The description of Albert in the list of characters marks the contrast with Isidore, and in some ways brings the portrait closer to one of Britten himself: ‘No fool, but his mother’s mixture of contemptuous bullying and adoration of him have made him extremely shy and awkward – especially when faced with strange people or situations.’ Mrs Britten’s treatment of her son (the fourth of the ‘B’s, to add to Bach, Beethoven and Brahms, in her estimation) and Britten’s own apparent wish to retreat into obscurity (he once toyed with the idea of staying on Long Island and helping his friend David Rothman run his shop) are all sketched here.

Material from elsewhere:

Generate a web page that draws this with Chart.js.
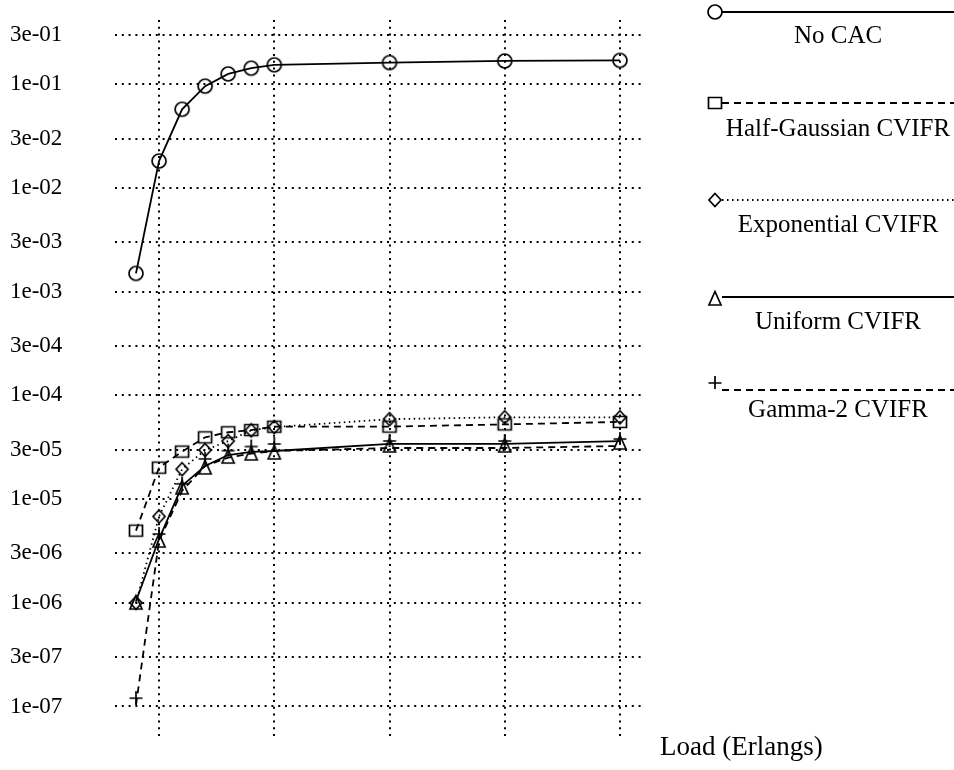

The difference, of course, is that Albert lives to triumph over the temptations of the world, which he tastes on his epic pub-crawl between Acts Two and Three. He had gone in search of what the Prayer Book had forbidden, and ended up not liking it much – ‘it wasn’t much fun’ – and in fact only squandering three pounds out of his prize of 25 sovereigns. With great satisfaction he succeeds in winding Lady Billows into an outburst of rage, shocking the respectable townsfolk, but leaving us with the suspicion that there might have been more than just a pub-crawl involved. All that whistling … all those peaches … ‘acquaintances … male … and female’ …

Isidore never manages to articulate what his frustrations are, and Albert only manages a partial revelation of the cause of his ‘wild explosion’ – too much mollycoddling and cotton wool. All he wants to do now is get on with his work, ‘as I’m all behind.’ But where Crozier dips deepest into the potential horrors behind Albert’s disappearance, in the beautiful Threnody lamentation, in which the whole community faces the prospect of death and loss, he produces something that is not there in Maupassant’s story, in spite of his own self-deprecatory dismissal: ‘This is not poetry.’ To borrow a line from pantomime: oh, yes, it is.